In a CFD analysis, the flow domain is subdivided in a large number of computational cells. All these computational cells together form the so-called mesh or grid. The number of cells in the mesh should be taken sufficiently large, such that an adequate resolution is obtained for the representation of the geometry of the flow domain and the expected flow phenomena in this domain.
A good mesh quality is essential for performing a good CFD analysis. Therefore, assessment of the mesh quality before performing a large and complex CFD analysis is very important. Most of the mesh generators and CFD solvers offer the possibility of checking the mesh on several cells or mesh parameters, such as aspect ratio, internal angle, face warpage, right handiness, negative volumes, cracks, and tetrahedral quality. The reader is referred to the user's guides of the various mesh generators and CFD solvers for more information on these cells and mesh parameters.
Recommendations for grid generation are:
Avoid high grid stretching ratios.
Aspect ratios should not be larger than 20 to 50 in regions away from the boundary.
Aspect ratios may be larger in unimportant regions.
Aspect ratios may, and should, be larger in the boundary layers. For well resolved boundary layers at high Re numbers, the near-wall aspect ratios can be of the order of 103 for single-precision runs or 104 for double-precision runs.
Avoid jumps in grid density.
Growth factors should be smaller than 1.3.
Avoid poor grid angles.
Avoid non-scalable grid topologies. Non-scalable topologies can occur in block-structured grids and are characterized by a deterioration of grid quality under grid refinement.
Avoid non-orthogonal, for example, unstructured tetrahedral meshes, in (thin) boundary layers.
Use a finer and more regular grid in critical regions, for example, regions with high gradients or large changes such as shocks.
Avoid the presence of arbitrary grid interfaces, mesh refinements, or changes in element types in critical regions. An arbitrary grid interface occurs when there is no one-to-one correspondence between the cell faces on both sides of a common interface, between adjacent mesh parts.
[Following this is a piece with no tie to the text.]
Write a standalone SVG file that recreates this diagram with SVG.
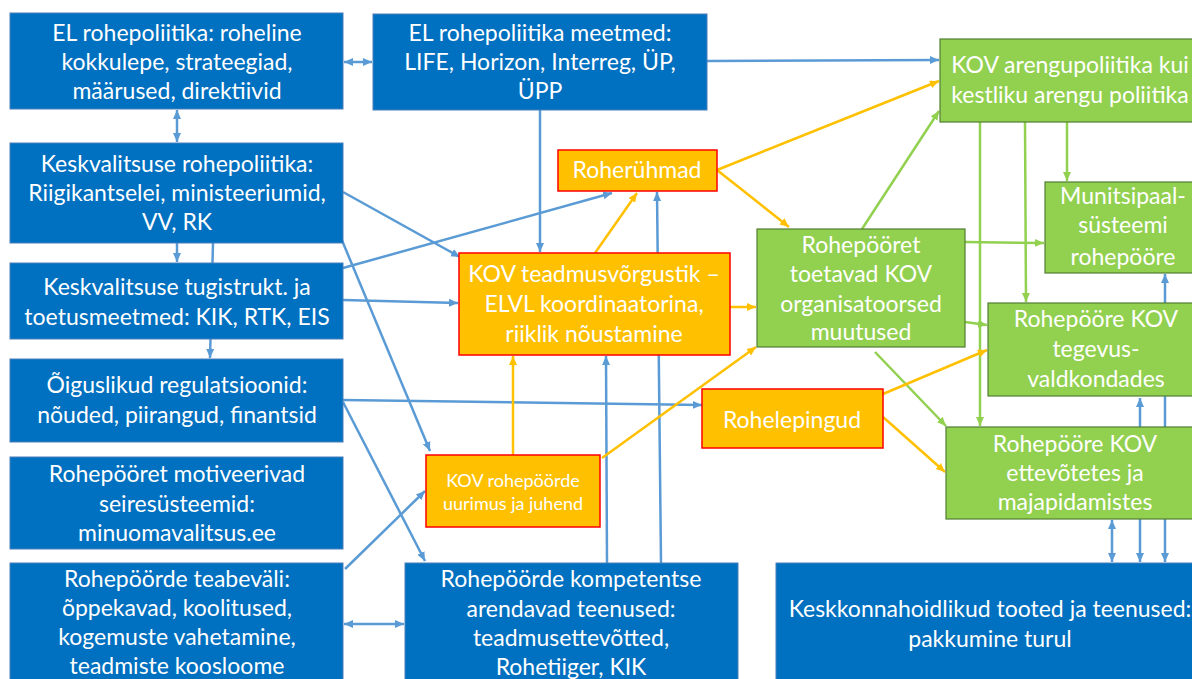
<svg xmlns="http://www.w3.org/2000/svg" width="1192" height="679" viewBox="0 0 1192 679">
<style>
.t{font-family:Lato,"Open Sans","Liberation Sans",sans-serif;font-size:23px;fill:#fff;text-anchor:middle}
.ts{font-size:18px}
.b{fill:#0070C0;stroke:#4A7EBB;stroke-width:1}
.g{fill:#92D050;stroke:#507E32;stroke-width:1.2}
.o{fill:#FFC000;stroke:#FF0000;stroke-width:1.5}
.cb{stroke:#5B9BD5;stroke-width:2.5;fill:none}
.co{stroke:#FFC000;stroke-width:2.5;fill:none}
.cg{stroke:#92D050;stroke-width:2.5;fill:none}
.ab{marker-end:url(#mb)}
.ao{marker-end:url(#mo)}
.ag{marker-end:url(#mg)}
.db{marker-start:url(#mb);marker-end:url(#mb)}
</style>
<defs>
<marker id="mb" markerUnits="userSpaceOnUse" markerWidth="10" markerHeight="10" refX="9" refY="5" orient="auto-start-reverse"><path d="M0,1 L9,5 L0,9 z" fill="#5B9BD5"/></marker>
<marker id="mo" markerUnits="userSpaceOnUse" markerWidth="10" markerHeight="10" refX="9" refY="5" orient="auto-start-reverse"><path d="M0,1 L9,5 L0,9 z" fill="#FFC000"/></marker>
<marker id="mg" markerUnits="userSpaceOnUse" markerWidth="10" markerHeight="10" refX="9" refY="5" orient="auto-start-reverse"><path d="M0,1 L9,5 L0,9 z" fill="#92D050"/></marker>
</defs>
<rect width="1192" height="679" fill="#fff"/>
<g id="connectors">
<line class="cb db" x1="344" y1="62" x2="372" y2="62"/>
<line class="cb db" x1="177" y1="110" x2="177" y2="142"/>
<line class="cb ab" x1="707" y1="61" x2="939" y2="60"/>
<line class="cb ab" x1="540" y1="110" x2="540" y2="252"/>
<line class="cb ab" x1="177" y1="243" x2="177" y2="262"/>
<line class="cb ab" x1="213" y1="243" x2="210" y2="358"/>
<line class="cb ab" x1="343" y1="192" x2="460" y2="257"/>
<line class="cb ab" x1="341" y1="238" x2="430" y2="451"/>
<line class="cb ab" x1="343" y1="268" x2="612" y2="193"/>
<line class="cb ab" x1="343" y1="300" x2="458" y2="303"/>
<line class="cb ab" x1="343" y1="400" x2="702" y2="405"/>
<line class="cb ab" x1="343" y1="402" x2="425" y2="561"/>
<line class="cb ab" x1="345" y1="569" x2="425" y2="491"/>
<line class="cb db" x1="344" y1="624" x2="404" y2="624"/>
<line class="cb ab" x1="607" y1="563" x2="606" y2="356"/>
<line class="cb ab" x1="661" y1="563" x2="657" y2="192"/>
<line class="cb db" x1="1112" y1="520" x2="1112" y2="562"/>
<line class="cb db" x1="1140" y1="398" x2="1140" y2="562"/>
<line class="cb db" x1="1165" y1="274" x2="1165" y2="562"/>
<line class="cg ag" x1="862" y1="229" x2="939" y2="111"/>
<line class="cg ag" x1="980" y1="122" x2="980" y2="426"/>
<line class="cg ag" x1="1025" y1="122" x2="1026" y2="302"/>
<line class="cg ag" x1="1067" y1="122" x2="1067" y2="181"/>
<line class="cg ag" x1="965" y1="242" x2="1044" y2="243"/>
<line class="cg ag" x1="965" y1="322" x2="987" y2="325"/>
<line class="cg ag" x1="875" y1="352" x2="946" y2="426"/>
<line class="co ao" x1="717" y1="170" x2="939" y2="81"/>
<line class="co ao" x1="717" y1="170" x2="789" y2="227"/>
<line class="co ao" x1="595" y1="253" x2="637" y2="193"/>
<line class="co ao" x1="730" y1="307" x2="756" y2="307"/>
<line class="co ao" x1="513" y1="455" x2="513" y2="356"/>
<line class="co ao" x1="602" y1="458" x2="756" y2="347"/>
<line class="co ao" x1="883" y1="394" x2="987" y2="350"/>
<line class="co ao" x1="883" y1="417" x2="945" y2="472"/>
</g>
<g id="n1"><rect class="b" x="10" y="13" width="333" height="96"/><text class="t" x="177" y="41">EL rohepoliitika: roheline</text><text class="t" x="177" y="70">kokkulepe, strateegiad,</text><text class="t" x="177" y="99">määrused, direktiivid</text></g>
<g id="n2"><rect class="b" x="373" y="14" width="334" height="96"/><text class="t" x="540" y="41">EL rohepoliitika meetmed:</text><text class="t" x="540" y="70">LIFE, Horizon, Interreg, ÜP,</text><text class="t" x="540" y="99">ÜPP</text></g>
<g id="n3"><rect class="g" x="940" y="39" width="262" height="83"/><text class="t" x="1070" y="73">KOV arengupoliitika kui</text><text class="t" x="1070" y="103">kestliku arengu poliitika</text></g>
<g id="n4"><rect class="b" x="10" y="143" width="333" height="100"/><text class="t" x="177" y="172">Keskvalitsuse rohepoliitika:</text><text class="t" x="177" y="201">Riigikantselei, ministeeriumid,</text><text class="t" x="177" y="230">VV, RK</text></g>
<g id="n5"><rect class="b" x="10" y="263" width="333" height="76"/><text class="t" x="177" y="295">Keskvalitsuse tugistrukt. ja</text><text class="t" x="177" y="325">toetusmeetmed: KIK, RTK, EIS</text></g>
<g id="n6"><rect class="b" x="10" y="359" width="333" height="83"/><text class="t" x="177" y="393">Õiguslikud regulatsioonid:</text><text class="t" x="177" y="423">nõuded, piirangud, finantsid</text></g>
<g id="n7"><rect class="b" x="10" y="457" width="333" height="92"/><text class="t" x="177" y="482">Rohepööret motiveerivad</text><text class="t" x="177" y="512">seiresüsteemid:</text><text class="t" x="177" y="541">minuomavalitsus.ee</text></g>
<g id="n8"><rect class="b" x="10" y="563" width="333" height="126"/><text class="t" x="177" y="587">Rohepöörde teabeväli:</text><text class="t" x="177" y="616">õppekavad, koolitused,</text><text class="t" x="177" y="645">kogemuste vahetamine,</text><text class="t" x="177" y="674">teadmiste koosloome</text></g>
<g id="n9"><rect class="o" x="558" y="150" width="159" height="41"/><text class="t" x="637" y="178">Roherühmad</text></g>
<g id="n10"><rect class="o" x="459" y="253" width="271" height="102"/><text class="t" x="594" y="282">KOV teadmusvõrgustik –</text><text class="t" x="594" y="312">ELVL koordinaatorina,</text><text class="t" x="594" y="342">riiklik nõustamine</text></g>
<g id="n11"><rect class="o" x="426" y="455" width="174" height="72"/><text class="t ts" x="513" y="487">KOV rohepöörde</text><text class="t ts" x="513" y="510">uurimus ja juhend</text></g>
<g id="n12"><rect class="b" x="405" y="563" width="333" height="126"/><text class="t" x="571" y="587">Rohepöörde kompetentse</text><text class="t" x="571" y="617">arendavad teenused:</text><text class="t" x="571" y="646">teadmusettevõtted,</text><text class="t" x="571" y="675">Rohetiiger, KIK</text></g>
<g id="n13"><rect class="g" x="757" y="229" width="208" height="118"/><text class="t" x="861" y="253">Rohepööret</text><text class="t" x="861" y="282">toetavad KOV</text><text class="t" x="861" y="312">organisatoorsed</text><text class="t" x="861" y="340">muutused</text></g>
<g id="n14"><rect class="g" x="1045" y="182" width="157" height="91"/><text class="t" x="1123" y="204">Munitsipaal-</text><text class="t" x="1123" y="233">süsteemi</text><text class="t" x="1123" y="265">rohepööre</text></g>
<g id="n15"><rect class="g" x="988" y="303" width="216" height="93"/><text class="t" x="1096" y="327">Rohepööre KOV</text><text class="t" x="1096" y="357">tegevus-</text><text class="t" x="1096" y="387">valdkondades</text></g>
<g id="n16"><rect class="o" x="702" y="389" width="181" height="59"/><text class="t" x="792" y="428">Rohelepingud</text></g>
<g id="n17"><rect class="g" x="946" y="427" width="258" height="92"/><text class="t" x="1075" y="452">Rohepööre KOV</text><text class="t" x="1075" y="481">ettevõtetes ja</text><text class="t" x="1075" y="510">majapidamistes</text></g>
<g id="n18"><rect class="b" x="776" y="563" width="428" height="126"/><text class="t" x="990" y="617">Keskkonnahoidlikud tooted ja teenused:</text><text class="t" x="990" y="647">pakkumine turul</text></g>
</svg>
If possible, determine the size of the cells adjacent to wall boundaries where turbulence models are used, before grid generation has started.
Numerical diffusion is high when computational cells are created that are not orthogonal to the fluid flow. If possible, avoid computational cells that are not orthogonal to the fluid flow.
Judge the mesh quality by using the possibilities offered by the mesh generator. Most mesh generators offer checks on mesh parameters, such as aspect ratio, internal angle, face warpage, right handiness, negative volumes, cracks, and tetrahedral quality.
It should be demonstrated that the final result of the calculations is independent of the grid that is used. This is usually done by comparison of the results of calculations on grids with different grid sizes.
Some CFD methods enable the application of grid adaptation procedures. In these methods, the grid is refined in critical regions (high truncation errors, large solution gradients, and so on). In these methods, the selection of appropriate indicator functions for the adaptation is essential for the success of the simulations. They should be based on the most important flow features to be computed.
As a general rule, any important shear layer in the flow (boundary layer, mixing layer, free jets, wakes, and so on) should be resolved with at least 10 nodes normal to the layer. This is a very challenging requirement that often requires the use of grids that are aligned with the shear layers.